--- BEGIN Recorded information ---
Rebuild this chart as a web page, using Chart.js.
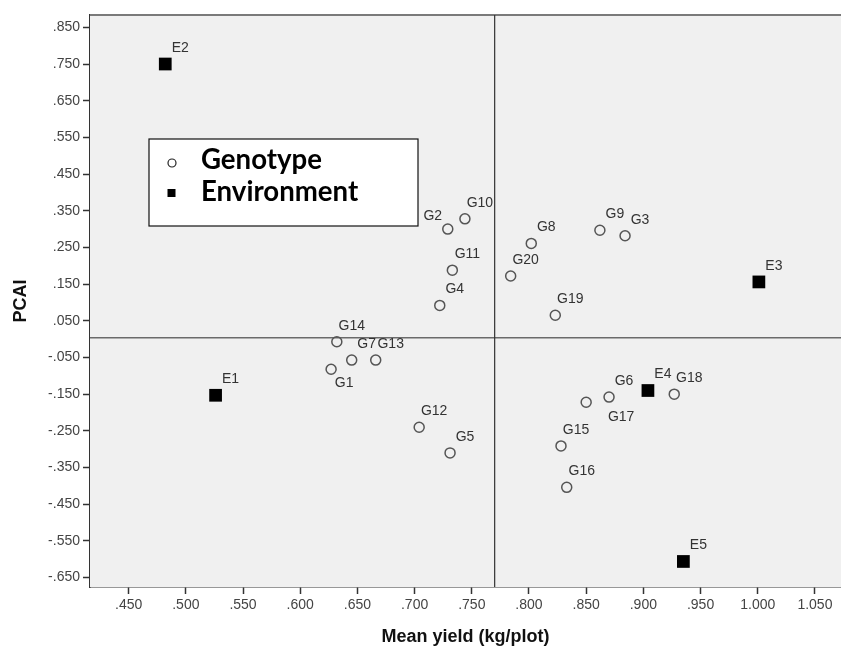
<!DOCTYPE html>
<html>
<head>
<meta charset="utf-8">
<script src="https://cdn.jsdelivr.net/npm/chart.js@4.4.1/dist/chart.umd.min.js"></script>
<style>
  html, body { margin: 0; padding: 0; background: #fff; overflow: hidden; }
  #wrap { width: 841px; height: 648px; overflow: hidden; }
</style>
</head>
<body>
<!-- canvas is a bit wider than the window: the plot frame runs off the right edge like the original -->
<div id="wrap"><canvas id="chart" width="850" height="648"></canvas></div>
<script>
// genotypes
const genoNames = ["G1", "G2", "G3", "G4", "G5", "G6", "G7", "G8", "G9", "G10",
  "G11", "G12", "G13", "G14", "G15", "G16", "G17", "G18", "G19", "G20"];
const genoYield = [0.627, 0.729, 0.884, 0.722, 0.731, 0.870, 0.645, 0.802, 0.862, 0.744,
  0.733, 0.704, 0.666, 0.632, 0.828, 0.833, 0.850, 0.927, 0.823, 0.784];
const genoPca = [-0.082, 0.300, 0.282, 0.092, -0.310, -0.158, -0.057, 0.261, 0.297, 0.328,
  0.188, -0.240, -0.057, -0.007, -0.291, -0.404, -0.172, -0.150, 0.065, 0.172];

// environments
const envNames = ["E1", "E2", "E3", "E4", "E5"];
const envYield = [0.526, 0.482, 1.001, 0.904, 0.935];
const envPca = [-0.153, 0.750, 0.156, -0.140, -0.606];

// reference lines (grand mean / zero)
const meanYield = 0.770;
const meanPca = 0.004;

// axis ticks
const xTicks = [0.45, 0.5, 0.55, 0.6, 0.65, 0.7, 0.75, 0.8, 0.85, 0.9, 0.95, 1.0, 1.05];
const yTicks = [0.85, 0.75, 0.65, 0.55, 0.45, 0.35, 0.25, 0.15, 0.05, -0.05, -0.15,
  -0.25, -0.35, -0.45, -0.55, -0.65];

// where a label sits next to its point (px), default up-right
const labelShift = { G2: [-15, -13], G1: [13, 14], G17: [35, 15] };

function fmt(v) {
  return v.toFixed(3).replace(/^(-?)0\./, "$1.");
}

const genoPoints = genoYield.map((x, i) => ({ x, y: genoPca[i], name: genoNames[i] }));
const envPoints = envYield.map((x, i) => ({ x, y: envPca[i], name: envNames[i] }));

const plotDecor = {
  id: "plotDecor",
  beforeDatasetsDraw(chart) {
    const { ctx, chartArea: a, scales } = chart;
    ctx.save();
    ctx.fillStyle = "#f0f0f0";
    ctx.fillRect(a.left, a.top, a.right - a.left, a.bottom - a.top);
    // top border
    ctx.strokeStyle = "#7a7a7a";
    ctx.lineWidth = 2;
    ctx.beginPath();
    ctx.moveTo(a.left, a.top);
    ctx.lineTo(a.right, a.top);
    ctx.stroke();
    // reference lines
    const xm = scales.x.getPixelForValue(meanYield);
    const ym = scales.y.getPixelForValue(meanPca);
    ctx.strokeStyle = "#6a6a6a";
    ctx.lineWidth = 1.5;
    ctx.beginPath();
    ctx.moveTo(a.left, ym);
    ctx.lineTo(a.right, ym);
    ctx.stroke();
    ctx.strokeStyle = "#333";
    ctx.lineWidth = 1.2;
    ctx.beginPath();
    ctx.moveTo(xm, a.top);
    ctx.lineTo(xm, a.bottom);
    ctx.stroke();
    ctx.restore();
  },
  afterDatasetsDraw(chart) {
    const { ctx, scales } = chart;
    ctx.save();
    ctx.font = "14px 'Liberation Sans', Arial, sans-serif";
    ctx.fillStyle = "#333";
    ctx.textAlign = "center";
    ctx.textBaseline = "middle";
    [genoPoints, envPoints].forEach(pts => {
      pts.forEach(p => {
        const s = labelShift[p.name] || [15, -16];
        const px = scales.x.getPixelForValue(p.x);
        const py = scales.y.getPixelForValue(p.y);
        ctx.fillText(p.name, px + s[0], py + s[1]);
      });
    });

    // legend box
    ctx.fillStyle = "#fff";
    ctx.fillRect(149, 139, 269, 87);
    ctx.strokeStyle = "#111";
    ctx.lineWidth = 1.2;
    ctx.strokeRect(149, 139, 269, 87);
    ctx.strokeStyle = "#222";
    ctx.lineWidth = 1.2;
    ctx.beginPath();
    ctx.arc(172, 163, 4, 0, Math.PI * 2);
    ctx.stroke();
    ctx.fillStyle = "#000";
    ctx.fillRect(167.5, 189, 8, 8);
    let size = 22;
    ctx.font = "bold " + size + "px Lato, 'Open Sans', sans-serif";
    size = size * 157 / ctx.measureText("Environment").width;
    ctx.font = "bold " + size.toFixed(1) + "px Lato, 'Open Sans', sans-serif";
    ctx.textAlign = "left";
    ctx.textBaseline = "alphabetic";
    ctx.fillText("Genotype", 201, 169);
    ctx.fillText("Environment", 201, 201);
    ctx.restore();
  }
};

const tickFont = { family: "'Liberation Sans', Arial, sans-serif", size: 14 };
const titleFont = { family: "'Liberation Sans', Arial, sans-serif", size: 18, weight: "bold" };
const xMin = 0.4162, xMax = 1.0728;

new Chart(document.getElementById("chart"), {
  type: "scatter",
  data: {
    datasets: [
      {
        label: "Genotype",
        data: genoPoints,
        pointStyle: "circle",
        pointRadius: 5,
        pointHoverRadius: 5,
        borderColor: "#555",
        borderWidth: 1.5,
        backgroundColor: "rgba(0,0,0,0)"
      },
      {
        label: "Environment",
        data: envPoints,
        pointStyle: "rect",
        pointRadius: 9,
        pointHoverRadius: 9,
        borderColor: "#000",
        borderWidth: 0,
        backgroundColor: "#000"
      }
    ]
  },
  options: {
    responsive: false,
    animation: false,
    layout: { padding: { top: 15, right: 0, left: 0, bottom: 0 } },
    plugins: { legend: { display: false }, tooltip: { enabled: false } },
    scales: {
      x: {
        type: "linear",
        min: xMin,
        max: xMax,
        afterBuildTicks: s => { s.ticks = xTicks.map(v => ({ value: v })); },
        afterFit: s => { s.height = 61; },
        ticks: { font: tickFont, color: "#444", padding: 3, maxRotation: 0, autoSkip: false,
          callback: v => fmt(v) },
        grid: { drawOnChartArea: false, tickLength: 7, tickWidth: 1.5, tickColor: "#333" },
        border: { color: "#333", width: 1.5 },
        title: { display: true, text: "Mean yield (kg/plot)", font: titleFont, color: "#111",
          padding: { top: 0, bottom: 0 } }
      },
      y: {
        type: "linear",
        min: -0.6756,
        max: 0.8836,
        afterBuildTicks: s => { s.ticks = yTicks.map(v => ({ value: v })); },
        afterFit: s => { s.width = 90; },
        ticks: { font: tickFont, color: "#444", padding: 3, autoSkip: false,
          callback: v => fmt(v) },
        grid: { drawOnChartArea: false, tickLength: 7, tickColor: "#333", tickWidth: 1.5 },
        border: { color: "#333", width: 1.5 },
        title: { display: true, text: "PCAI", font: titleFont, color: "#111",
          padding: { top: 10, bottom: 0 } }
      }
    }
  },
  plugins: [plotDecor]
});
</script>
</body>
</html>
--- END Recorded information ---
• [Given exercise] Retype the listing exactly. Pictures do not belong in the copy.

• [Solution]
Rebuild this chart as a web page, using Chart.js.
<!DOCTYPE html>
<html>
<head>
<meta charset="utf-8">
<script src="https://cdn.jsdelivr.net/npm/chart.js@4.4.1/dist/chart.umd.min.js"></script>
<style>
  html, body { margin: 0; padding: 0; background: #fff; overflow: hidden; }
  #wrap { width: 841px; height: 648px; overflow: hidden; }
</style>
</head>
<body>
<!-- canvas is a bit wider than the window: the plot frame runs off the right edge like the original -->
<div id="wrap"><canvas id="chart" width="850" height="648"></canvas></div>
<script>
// genotypes
const genoNames = ["G1", "G2", "G3", "G4", "G5", "G6", "G7", "G8", "G9", "G10",
  "G11", "G12", "G13", "G14", "G15", "G16", "G17", "G18", "G19", "G20"];
const genoYield = [0.627, 0.729, 0.884, 0.722, 0.731, 0.870, 0.645, 0.802, 0.862, 0.744,
  0.733, 0.704, 0.666, 0.632, 0.828, 0.833, 0.850, 0.927, 0.823, 0.784];
const genoPca = [-0.082, 0.300, 0.282, 0.092, -0.310, -0.158, -0.057, 0.261, 0.297, 0.328,
  0.188, -0.240, -0.057, -0.007, -0.291, -0.404, -0.172, -0.150, 0.065, 0.172];

// environments
const envNames = ["E1", "E2", "E3", "E4", "E5"];
const envYield = [0.526, 0.482, 1.001, 0.904, 0.935];
const envPca = [-0.153, 0.750, 0.156, -0.140, -0.606];

// reference lines (grand mean / zero)
const meanYield = 0.770;
const meanPca = 0.004;

// axis ticks
const xTicks = [0.45, 0.5, 0.55, 0.6, 0.65, 0.7, 0.75, 0.8, 0.85, 0.9, 0.95, 1.0, 1.05];
const yTicks = [0.85, 0.75, 0.65, 0.55, 0.45, 0.35, 0.25, 0.15, 0.05, -0.05, -0.15,
  -0.25, -0.35, -0.45, -0.55, -0.65];

// where a label sits next to its point (px), default up-right
const labelShift = { G2: [-15, -13], G1: [13, 14], G17: [35, 15] };

function fmt(v) {
  return v.toFixed(3).replace(/^(-?)0\./, "$1.");
}

const genoPoints = genoYield.map((x, i) => ({ x, y: genoPca[i], name: genoNames[i] }));
const envPoints = envYield.map((x, i) => ({ x, y: envPca[i], name: envNames[i] }));

const plotDecor = {
  id: "plotDecor",
  beforeDatasetsDraw(chart) {
    const { ctx, chartArea: a, scales } = chart;
    ctx.save();
    ctx.fillStyle = "#f0f0f0";
    ctx.fillRect(a.left, a.top, a.right - a.left, a.bottom - a.top);
    // top border
    ctx.strokeStyle = "#7a7a7a";
    ctx.lineWidth = 2;
    ctx.beginPath();
    ctx.moveTo(a.left, a.top);
    ctx.lineTo(a.right, a.top);
    ctx.stroke();
    // reference lines
    const xm = scales.x.getPixelForValue(meanYield);
    const ym = scales.y.getPixelForValue(meanPca);
    ctx.strokeStyle = "#6a6a6a";
    ctx.lineWidth = 1.5;
    ctx.beginPath();
    ctx.moveTo(a.left, ym);
    ctx.lineTo(a.right, ym);
    ctx.stroke();
    ctx.strokeStyle = "#333";
    ctx.lineWidth = 1.2;
    ctx.beginPath();
    ctx.moveTo(xm, a.top);
    ctx.lineTo(xm, a.bottom);
    ctx.stroke();
    ctx.restore();
  },
  afterDatasetsDraw(chart) {
    const { ctx, scales } = chart;
    ctx.save();
    ctx.font = "14px 'Liberation Sans', Arial, sans-serif";
    ctx.fillStyle = "#333";
    ctx.textAlign = "center";
    ctx.textBaseline = "middle";
    [genoPoints, envPoints].forEach(pts => {
      pts.forEach(p => {
        const s = labelShift[p.name] || [15, -16];
        const px = scales.x.getPixelForValue(p.x);
        const py = scales.y.getPixelForValue(p.y);
        ctx.fillText(p.name, px + s[0], py + s[1]);
      });
    });

    // legend box
    ctx.fillStyle = "#fff";
    ctx.fillRect(149, 139, 269, 87);
    ctx.strokeStyle = "#111";
    ctx.lineWidth = 1.2;
    ctx.strokeRect(149, 139, 269, 87);
    ctx.strokeStyle = "#222";
    ctx.lineWidth = 1.2;
    ctx.beginPath();
    ctx.arc(172, 163, 4, 0, Math.PI * 2);
    ctx.stroke();
    ctx.fillStyle = "#000";
    ctx.fillRect(167.5, 189, 8, 8);
    let size = 22;
    ctx.font = "bold " + size + "px Lato, 'Open Sans', sans-serif";
    size = size * 157 / ctx.measureText("Environment").width;
    ctx.font = "bold " + size.toFixed(1) + "px Lato, 'Open Sans', sans-serif";
    ctx.textAlign = "left";
    ctx.textBaseline = "alphabetic";
    ctx.fillText("Genotype", 201, 169);
    ctx.fillText("Environment", 201, 201);
    ctx.restore();
  }
};

const tickFont = { family: "'Liberation Sans', Arial, sans-serif", size: 14 };
const titleFont = { family: "'Liberation Sans', Arial, sans-serif", size: 18, weight: "bold" };
const xMin = 0.4162, xMax = 1.0728;

new Chart(document.getElementById("chart"), {
  type: "scatter",
  data: {
    datasets: [
      {
        label: "Genotype",
        data: genoPoints,
        pointStyle: "circle",
        pointRadius: 5,
        pointHoverRadius: 5,
        borderColor: "#555",
        borderWidth: 1.5,
        backgroundColor: "rgba(0,0,0,0)"
      },
      {
        label: "Environment",
        data: envPoints,
        pointStyle: "rect",
        pointRadius: 9,
        pointHoverRadius: 9,
        borderColor: "#000",
        borderWidth: 0,
        backgroundColor: "#000"
      }
    ]
  },
  options: {
    responsive: false,
    animation: false,
    layout: { padding: { top: 15, right: 0, left: 0, bottom: 0 } },
    plugins: { legend: { display: false }, tooltip: { enabled: false } },
    scales: {
      x: {
        type: "linear",
        min: xMin,
        max: xMax,
        afterBuildTicks: s => { s.ticks = xTicks.map(v => ({ value: v })); },
        afterFit: s => { s.height = 61; },
        ticks: { font: tickFont, color: "#444", padding: 3, maxRotation: 0, autoSkip: false,
          callback: v => fmt(v) },
        grid: { drawOnChartArea: false, tickLength: 7, tickWidth: 1.5, tickColor: "#333" },
        border: { color: "#333", width: 1.5 },
        title: { display: true, text: "Mean yield (kg/plot)", font: titleFont, color: "#111",
          padding: { top: 0, bottom: 0 } }
      },
      y: {
        type: "linear",
        min: -0.6756,
        max: 0.8836,
        afterBuildTicks: s => { s.ticks = yTicks.map(v => ({ value: v })); },
        afterFit: s => { s.width = 90; },
        ticks: { font: tickFont, color: "#444", padding: 3, autoSkip: false,
          callback: v => fmt(v) },
        grid: { drawOnChartArea: false, tickLength: 7, tickColor: "#333", tickWidth: 1.5 },
        border: { color: "#333", width: 1.5 },
        title: { display: true, text: "PCAI", font: titleFont, color: "#111",
          padding: { top: 10, bottom: 0 } }
      }
    }
  },
  plugins: [plotDecor]
});
</script>
</body>
</html>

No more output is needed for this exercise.